Zu Besuch beim Gian und Giachen
Mannomann, liebe Kinder. Habt ihr gewusst, dass es Steinwildkolonien gibt? Dass es Steinböcke hat, habe ich gewusst, aber dass die in Steinwildkolonien leben, das war mir neu. Ich hatte Mama und Papa gelauscht, wie sie über das Thema geredet hatten. Wusstet ihr auch, dass die armen Steinböcke bejagt, ausgerottet und dann wieder angesiedelt wurden, und dass das die erste Wiederansiedlung vom Artenschutzprogramm der Schweiz war? Meine Eltern sagen, dass heute fast 20 Kolonien existieren, und die befinden sich überall bei uns in den Alpen. Nun, da wir eh heute meine beiden Freunde Gian und Giachen besuchen wollen, interessiert mich das Thema schon ein bisschen. Apropos, meine beiden Freunde befinden sich auf dem Flüelagebiet. Na dann, Prost beim Wandern.
Verwandt mit der Ziege?
Eigentlich müsste ich auf Gian und Giachen recht sauer sein. Nicht weil sie im Fernsehen und im Radio so berühmt sind, sondern weil ich recht lange wandern muss, um sie zu besuchen. Müssen die unbedingt hoch oben in den Bergen leben? Aber da muss ich durch, obwohl wandern nicht so mein Ding ist. Am liebsten hänge ich mit meinen Freunden ab, oder wir skaten ein bisschen um die Wette.

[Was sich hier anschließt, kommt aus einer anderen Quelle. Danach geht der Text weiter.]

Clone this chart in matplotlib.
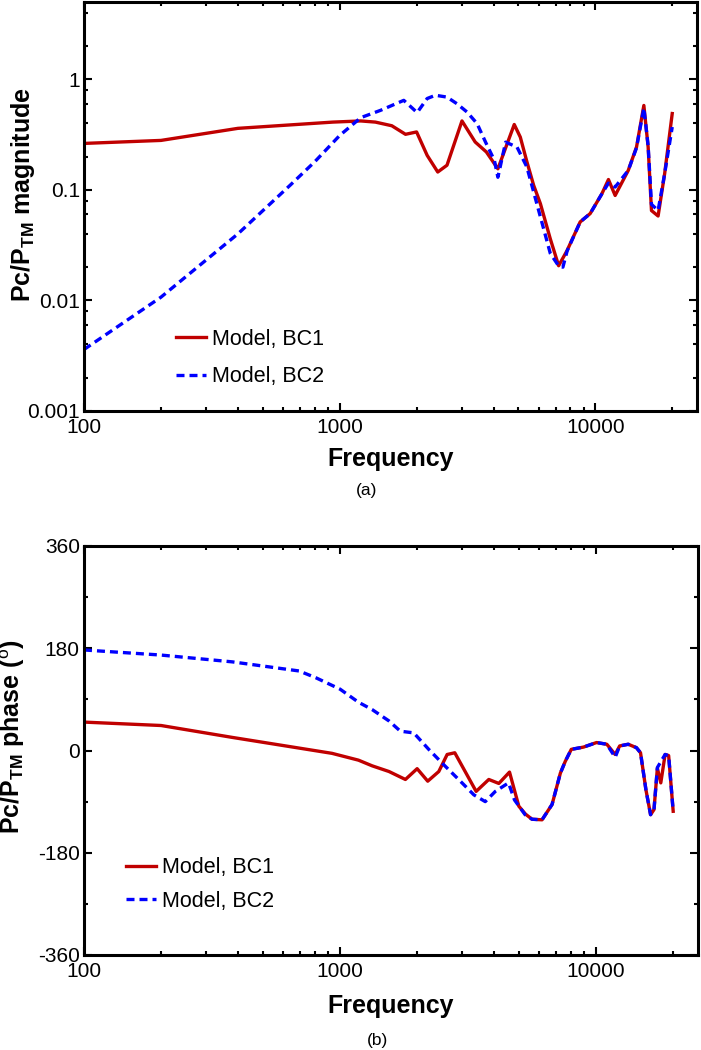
import matplotlib
matplotlib.use('Agg')
import matplotlib.pyplot as plt
from matplotlib.ticker import FixedLocator, FixedFormatter, LogLocator, MultipleLocator, NullFormatter

plt.rcParams['font.family'] = ['Liberation Sans', 'DejaVu Sans']
plt.rcParams['mathtext.fontset'] = 'custom'
plt.rcParams['mathtext.rm'] = 'Liberation Sans'
plt.rcParams['mathtext.bf'] = 'Liberation Sans:bold'

# (a) magnitude
freq_mag_bc1 = [100, 200, 400, 940, 1210, 1380, 1600, 1810, 2000, 2200, 2420, 2630, 3010, 3390, 3750,
                4160, 4820, 5090, 5400, 5740, 6100, 6670, 7190, 7760, 8730, 9550, 10610, 11260, 11960,
                13460, 14500, 15490, 16100, 16590, 17610, 18680, 20000]
mag_bc1 = [0.263, 0.28, 0.36, 0.41, 0.42, 0.41, 0.38, 0.318, 0.334, 0.205, 0.145, 0.167, 0.42, 0.271, 0.22,
           0.155, 0.39, 0.30, 0.18, 0.11, 0.075, 0.036, 0.0206, 0.0283, 0.0513, 0.061, 0.092, 0.124, 0.089,
           0.15, 0.244, 0.58, 0.244, 0.065, 0.058, 0.14, 0.49]

freq_mag_bc2 = [100, 200, 400, 640, 800, 1000, 1210, 1446, 1782, 2010, 2200, 2370, 2630, 2880, 3150, 3450,
                3720, 4030, 4160, 4460, 4940, 5400, 6100, 6670, 7190, 7470, 7760, 8730, 9550, 10610, 11260,
                11960, 13460, 14500, 15490, 16100, 16590, 17610, 18680, 20000]
mag_bc2 = [0.0036, 0.0107, 0.040, 0.11, 0.18, 0.31, 0.45, 0.524, 0.645, 0.50, 0.67, 0.717, 0.69, 0.60, 0.506, 0.397,
           0.271, 0.185, 0.13, 0.27, 0.244, 0.161, 0.057, 0.0266, 0.0205, 0.020, 0.028, 0.0513, 0.061, 0.092, 0.115,
           0.106, 0.15, 0.24, 0.55, 0.25, 0.074, 0.065, 0.14, 0.37]

# (b) phase, degrees
freq_ph_bc1 = [100, 200, 380, 930, 1180, 1335, 1553, 1800, 2000, 2200, 2430, 2620, 2806, 3400, 3810, 4170,
               4590, 4990, 5300, 5620, 6150, 6730, 7250, 7580, 8000, 8930, 10040, 11010, 11870, 12360, 13350,
               14370, 14910, 15650, 16320, 16830, 17350, 17890, 18600, 19200, 20000]
ph_bc1 = [50, 44, 23, -5, -17, -27, -37, -51, -32, -54, -37, -7, -4, -72, -51, -58,
          -38, -98, -112, -121, -122, -95, -40, -19, 2, 6, 14, 11, -7, 8, 11,
          5, -4, -69, -113, -104, -31, -57, -7, -9, -107]

freq_ph_bc2 = [100, 200, 380, 692, 805, 1000, 1180, 1335, 1553, 1720, 1940, 2220, 2540, 2950, 3330, 3690,
               4040, 4550, 4800, 5280, 5620, 6150, 6730, 7250, 7580, 8000, 8930, 10040, 11010, 11870, 12360,
               13350, 14370, 14910, 15650, 16320, 16830, 17350, 18600, 19200, 20000]
ph_bc2 = [177, 168, 156, 140, 128, 108, 85, 72, 52, 34, 31, 2, -25, -54, -78, -90,
          -72, -57, -87, -113, -121, -122, -95, -40, -19, 2, 6, 14, 11, -12, 8,
          11, 5, -4, -69, -113, -104, -30, -7, -9, -107]

x_ticks = [100, 1000, 10000]
x_labels = ['100', '1000', '10000']
mag_ticks = [0.001, 0.01, 0.1, 1]
mag_labels = ['0.001', '0.01', '0.1', '1']
ph_ticks = [-360, -180, 0, 180, 360]
ph_labels = ['-360', '-180', '0', '180', '360']
series_labels = ['Model, BC1', 'Model, BC2']

red, blue = '#c00000', '#0000ff'
lw = 2.4


def style_axes(ax):
    for sp in ax.spines.values():
        sp.set_linewidth(2.2)
    ax.set_xscale('log')
    ax.set_xlim(100, 25000)
    ax.xaxis.set_major_locator(FixedLocator(x_ticks))
    ax.xaxis.set_major_formatter(FixedFormatter(x_labels))
    ax.xaxis.set_minor_locator(LogLocator(base=10, subs=range(2, 10)))
    ax.xaxis.set_minor_formatter(NullFormatter())
    ax.tick_params(which='both', direction='in', top=True, right=True, width=1.5, labelsize=15)
    ax.tick_params(which='major', length=5.5)
    ax.tick_params(which='minor', length=3)
    ax.tick_params(axis='x', pad=5)
    ax.tick_params(axis='y', pad=3)


fig = plt.figure(figsize=(7.01, 10.5), dpi=100)

# top: magnitude
ax1 = fig.add_axes([84/701, 1-411/1050, 613/701, 409/1050])
l1, = ax1.plot(freq_mag_bc1, mag_bc1, color=red, lw=lw)
l2, = ax1.plot(freq_mag_bc2, mag_bc2, color=blue, lw=lw, dashes=(2.4, 1.5))
style_axes(ax1)
ax1.set_yscale('log')
ax1.set_ylim(0.001, 5)
ax1.yaxis.set_major_locator(FixedLocator(mag_ticks))
ax1.yaxis.set_major_formatter(FixedFormatter(mag_labels))
ax1.yaxis.set_minor_locator(LogLocator(base=10, subs=[2, 4, 6, 8]))
ax1.yaxis.set_minor_formatter(NullFormatter())
ax1.set_xlabel('Frequency', fontsize=18, fontweight='bold')
ax1.xaxis.set_label_coords(0.5, -0.088)
ax1.set_ylabel(r'Pc/P$_{\mathbf{TM}}$ magnitude', fontsize=18, fontweight='bold')
ax1.yaxis.set_label_coords(-0.077, 0.53)
ax1.legend([l1, l2], series_labels, loc='center left', bbox_to_anchor=((176-84)/613, (411-358)/409),
           frameon=False, fontsize=15.5, borderpad=0, borderaxespad=0, handlelength=1.4,
           handletextpad=0.25, labelspacing=0.75)
fig.text(367/701, 1-490/1050, '(a)', ha='center', va='center', fontsize=12.5)

# bottom: phase
ax2 = fig.add_axes([84/701, 1-955/1050, 614/701, 409/1050])
l3, = ax2.plot(freq_ph_bc1, ph_bc1, color=red, lw=lw)
l4, = ax2.plot(freq_ph_bc2, ph_bc2, color=blue, lw=lw, dashes=(2.4, 1.5))
style_axes(ax2)
ax2.set_ylim(-360, 360)
ax2.yaxis.set_major_locator(FixedLocator(ph_ticks))
ax2.yaxis.set_major_formatter(FixedFormatter(ph_labels))
ax2.yaxis.set_minor_locator(MultipleLocator(90))
ax2.set_xlabel('Frequency', fontsize=18, fontweight='bold')
ax2.xaxis.set_label_coords(0.5, -0.095)
ax2.set_ylabel(r'Pc/P$_{\mathbf{TM}}$ phase ($^{\mathrm{o}}$)', fontsize=18, fontweight='bold')
ax2.yaxis.set_label_coords(-0.093, 0.533)
ax2.legend([l3, l4], series_labels, loc='center left', bbox_to_anchor=((126-84)/614, (955-884.5)/409),
           frameon=False, fontsize=15.5, borderpad=0, borderaxespad=0, handlelength=1.4,
           handletextpad=0.25, labelspacing=0.6)
fig.text(378/701, 1-1040/1050, '(b)', ha='center', va='center', fontsize=12.5)

plt.savefig('out.png', dpi=100)
plt.close()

Gian und Giachen und alle anderen Steinböcke sind wohl die stärksten und imposantesten Freunde, die ich habe, die in den Bergen wohnen, und irgendwie tun sie mir leid. Sie sind so berühmt, dass sie sogar für das Kantonswappen den Kopf hinhalten müssen. Auf Lateinisch heissen die Steinböcke Capricornus, hm, so wie in meiner Muttersprache Rätoromanisch, und von den Wildarten sind sie näher verwandt mit der Hausziege und nicht, wie viele denken, mit Gamsi, der Gämse. Was meine Eltern nicht alles wissen. Mama sagt, dass die abgelegenen Gebiete bei uns in den Alpen einen idealen Lebensraum für sie bieten, weil sie dort ihre Ruhe haben.
Mit leerem Magen auf die Jagd
Das Thema interessiert mich. Ich hoffe, dass das Thema Wildkunde bald nach den Schulferien bei uns in der Schule durchgenommen wird. Mein Opa hat, als er noch «Bündner Jäger»-Redaktor war, in den Schulen über Wild und Wald gelehrt und darüber geschrieben. Mich schaudert es, dass die armen Tiere gegen Ende 1650 in der Schweiz fast ausgerottet wurden. Mama sagt, dass das eine ganz schlimme Zeit war. Irgendwie begreife ich auch unsere Vorfahren. Mit leerem Magen gingen sie auf die Jagd, um ihre Familien mit den vielen Kindern zu ernähren. Ich kann kaum glauben, was wir heute alles zu essen haben und was die Menschen tagtäglich wegschmeissen. Aber so waren die Zeiten damals eben.
Wisst ihr, was noch schlimmer war? Gejagt wurden sie auch wegen ihrer besonderen, heilenden und kraftspendenden Wirkung. Ein Aberglaube, der besagt, dass die armen Steinböcke besondere Säfte und Kräfte besitzen und das Fleisch und ihre Fettpolster, die sie im Winter brauchen, gegen alle Erkältungen helfen würden. Sogar das Gehörn wurde fein zerrieben. Zum Glück leben wir heute in anderen Zeiten.
Gestohlen?
Mama sagt, dass irgendwo so ein komischer italienischer König die wenigen Steinböcke, die überlebt hatten, in der Valle d’Aosta unter Schutz gestellt hatte. Heimlich wurden sie von uns Schweizern einzeln in die Schweiz nach St. Gallen geschmuggelt. Das ist nicht die feine Art und Tiere stehlen geht gar nicht. Aber eben, das waren andere Zeiten.
Nun heisst es, Rucksack packen. Ich muss bald los. Mama hat mir neue Wanderschuhe gekauft und die müssen ausprobiert werden. An die Blasen will ich gar nicht denken. Gian und Giachen brauchen keine Schuhe, dafür sind sie hervorragende Kletterer, und das Schuhwerk respektive die Schalen, die sie besitzen, sind perfekt an die Bedingungen am Berg angepasst. Mit den spreizbaren, weichen, gummiartigen Sohlen sind sie besonders gut für das Leben in der Felsregion ausgestattet.
So, und jetzt muss ich mich aber beeilen. Während ich euch von Gian und Giachen erzählt habe, sind Mama und Papa schon weitergezogen.